Misalnya, untuk disabilitas mental, sebaiknya kita berbicara secara langsung, tidak melalui pendamping, serta menggunakan kata-kata yang sederhana dan petunjuk-petunjuk yang dapat membantu seperti gambar. Sedangkan untuk disabilitas intelektual, percakapan harus dalam cara yang ramah, misalnya. Sayangnya, sepertinya sulit untuk menjalankan semua hal tersebut secara sempurna dalam dunia digital.
Menyikapi hal itu, Kementerian Komunikasi dan Informatika (Kominfo) bekerja sama dengan Jaringan Pegiat Literasi Digital (Japelidi) dan Siberkreasi Gerakan Nasional Literasi Digital menggelar webinar dengan tajuk “Kerahasiaan dan Fitur Sosial Media bagi Difabel”. Webinar yang digelar pada Kamis, 1 Juli 2021, diikuti oleh sejumlah peserta secara daring.
Dalam forum tersebut, hadir Pradipta Nugrahanto (Co-Founder Paberik Soeara Rakjat dan podcast producer), Hartono Tasir Irwanto SH MH (dosen tetap Institut Agama Islam Polman), Yanti Dwi Astuti MA (dosen Fishum UIN Sunan Kalijaga Yogyakarta dan Japelidi), Delviero Nigel Matheus (Kaizen Room), dan Cinthia Karani (influencer) selaku narasumber.

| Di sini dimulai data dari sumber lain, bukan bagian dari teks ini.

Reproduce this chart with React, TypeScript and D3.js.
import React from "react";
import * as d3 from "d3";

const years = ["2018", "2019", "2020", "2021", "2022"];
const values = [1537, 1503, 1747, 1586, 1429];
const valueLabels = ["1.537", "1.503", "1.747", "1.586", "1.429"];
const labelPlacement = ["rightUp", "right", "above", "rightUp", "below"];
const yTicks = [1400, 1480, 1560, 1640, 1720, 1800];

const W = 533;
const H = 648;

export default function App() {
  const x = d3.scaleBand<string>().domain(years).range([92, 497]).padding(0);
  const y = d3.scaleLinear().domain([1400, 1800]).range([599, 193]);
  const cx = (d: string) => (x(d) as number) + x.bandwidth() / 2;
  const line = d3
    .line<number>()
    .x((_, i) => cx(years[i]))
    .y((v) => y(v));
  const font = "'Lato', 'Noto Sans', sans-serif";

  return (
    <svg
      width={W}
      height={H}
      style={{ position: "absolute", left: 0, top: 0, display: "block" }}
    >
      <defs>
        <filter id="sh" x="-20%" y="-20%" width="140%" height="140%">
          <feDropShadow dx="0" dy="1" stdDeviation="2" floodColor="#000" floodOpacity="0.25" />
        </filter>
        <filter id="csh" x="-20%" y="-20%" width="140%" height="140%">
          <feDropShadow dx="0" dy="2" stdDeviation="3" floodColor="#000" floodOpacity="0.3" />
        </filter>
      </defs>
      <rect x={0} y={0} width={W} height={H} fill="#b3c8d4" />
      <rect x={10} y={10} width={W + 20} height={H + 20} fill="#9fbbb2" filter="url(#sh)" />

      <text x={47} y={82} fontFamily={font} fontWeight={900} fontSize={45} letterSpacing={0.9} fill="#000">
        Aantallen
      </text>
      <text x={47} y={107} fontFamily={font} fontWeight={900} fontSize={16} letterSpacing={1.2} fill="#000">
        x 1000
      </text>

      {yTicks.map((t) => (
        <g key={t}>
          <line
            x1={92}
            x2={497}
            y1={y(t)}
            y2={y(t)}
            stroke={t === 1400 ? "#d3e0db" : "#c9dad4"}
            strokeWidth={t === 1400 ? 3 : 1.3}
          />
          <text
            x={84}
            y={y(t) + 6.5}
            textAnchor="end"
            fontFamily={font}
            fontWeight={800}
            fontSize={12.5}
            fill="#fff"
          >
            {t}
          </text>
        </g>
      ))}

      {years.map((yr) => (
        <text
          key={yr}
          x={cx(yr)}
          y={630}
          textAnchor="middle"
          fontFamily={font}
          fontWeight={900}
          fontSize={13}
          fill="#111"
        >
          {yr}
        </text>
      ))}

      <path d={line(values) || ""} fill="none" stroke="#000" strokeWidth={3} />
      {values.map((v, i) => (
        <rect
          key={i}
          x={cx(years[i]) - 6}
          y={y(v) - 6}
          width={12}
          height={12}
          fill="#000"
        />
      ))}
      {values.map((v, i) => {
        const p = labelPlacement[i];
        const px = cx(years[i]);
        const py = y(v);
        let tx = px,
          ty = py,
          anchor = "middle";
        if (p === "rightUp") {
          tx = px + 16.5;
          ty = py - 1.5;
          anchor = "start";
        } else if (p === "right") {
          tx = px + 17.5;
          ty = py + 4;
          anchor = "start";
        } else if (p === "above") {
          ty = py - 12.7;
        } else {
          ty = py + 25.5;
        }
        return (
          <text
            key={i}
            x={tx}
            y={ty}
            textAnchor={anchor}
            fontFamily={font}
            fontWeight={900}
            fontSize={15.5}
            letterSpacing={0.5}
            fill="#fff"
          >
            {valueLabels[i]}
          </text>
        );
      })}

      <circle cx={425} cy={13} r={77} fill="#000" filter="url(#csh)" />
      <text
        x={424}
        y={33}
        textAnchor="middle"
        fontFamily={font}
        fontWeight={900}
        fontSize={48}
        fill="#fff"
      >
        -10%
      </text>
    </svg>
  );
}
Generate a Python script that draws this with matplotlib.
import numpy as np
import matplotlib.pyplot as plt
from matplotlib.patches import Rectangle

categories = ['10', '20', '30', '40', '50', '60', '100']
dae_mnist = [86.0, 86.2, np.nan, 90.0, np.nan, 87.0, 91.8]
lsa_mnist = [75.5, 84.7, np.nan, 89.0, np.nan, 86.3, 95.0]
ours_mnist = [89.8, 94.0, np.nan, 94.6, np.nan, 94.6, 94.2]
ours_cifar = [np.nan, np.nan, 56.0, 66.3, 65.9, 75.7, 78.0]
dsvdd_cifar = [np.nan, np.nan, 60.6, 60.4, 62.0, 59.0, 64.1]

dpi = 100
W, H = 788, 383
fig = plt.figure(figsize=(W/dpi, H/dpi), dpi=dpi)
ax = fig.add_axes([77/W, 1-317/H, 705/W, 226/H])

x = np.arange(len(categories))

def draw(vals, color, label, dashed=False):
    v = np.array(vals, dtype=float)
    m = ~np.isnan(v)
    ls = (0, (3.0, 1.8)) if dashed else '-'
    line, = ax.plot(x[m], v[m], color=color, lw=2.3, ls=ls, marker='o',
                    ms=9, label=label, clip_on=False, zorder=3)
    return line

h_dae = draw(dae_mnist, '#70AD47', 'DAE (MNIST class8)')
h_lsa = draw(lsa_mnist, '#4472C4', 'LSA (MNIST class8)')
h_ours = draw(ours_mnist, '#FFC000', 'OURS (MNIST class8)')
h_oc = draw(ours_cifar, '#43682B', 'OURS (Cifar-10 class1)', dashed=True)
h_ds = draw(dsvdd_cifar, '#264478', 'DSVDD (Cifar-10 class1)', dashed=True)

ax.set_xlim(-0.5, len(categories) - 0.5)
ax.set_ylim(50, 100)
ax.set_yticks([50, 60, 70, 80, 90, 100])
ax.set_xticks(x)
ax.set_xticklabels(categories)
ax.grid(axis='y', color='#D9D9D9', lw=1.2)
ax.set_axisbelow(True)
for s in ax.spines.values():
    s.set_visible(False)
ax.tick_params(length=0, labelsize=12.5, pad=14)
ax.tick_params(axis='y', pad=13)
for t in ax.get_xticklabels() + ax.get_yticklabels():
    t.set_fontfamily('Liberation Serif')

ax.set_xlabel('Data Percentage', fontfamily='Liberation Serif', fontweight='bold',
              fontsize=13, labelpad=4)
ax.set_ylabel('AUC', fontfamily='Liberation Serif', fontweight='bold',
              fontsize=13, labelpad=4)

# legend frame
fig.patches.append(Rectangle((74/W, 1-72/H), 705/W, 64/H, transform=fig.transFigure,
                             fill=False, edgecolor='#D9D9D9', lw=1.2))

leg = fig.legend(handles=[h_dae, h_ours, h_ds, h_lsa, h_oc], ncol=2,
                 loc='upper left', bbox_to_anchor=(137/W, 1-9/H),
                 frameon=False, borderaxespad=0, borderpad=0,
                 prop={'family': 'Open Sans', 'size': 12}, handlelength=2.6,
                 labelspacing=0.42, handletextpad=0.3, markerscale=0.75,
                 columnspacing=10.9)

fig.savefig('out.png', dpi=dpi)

Dalam pemaparannya, Hartono Tasir Irwanto menyampaikan informasi bahwa kini ada difabel mental akibat media sosial, antara lain FOMO atau fear of missing out, yaitu rasa takut akan tertinggal yang berdampak pada kecemasan berlebih hingga depresi. Ada juga FOBO atau fear of better option, yaitu rasa takut akan tidak memilih yang terbaik yang berdampak pada perilaku menunda-nunda hingga kesulitan untuk memutuskan pilihan.
“Kemudian yang terakhir adalah FODA atau fear of doing anything, yaitu rasa takut untuk bertindak yang berdampak pada paralysis by analysis. FODA akan terjadi jika FOMO dan FOBO bertemu, yang akan berdampak pada sikap kita sebagai pengguna media digital menjadi pasif dan cenderung negatif,” kata Hartono.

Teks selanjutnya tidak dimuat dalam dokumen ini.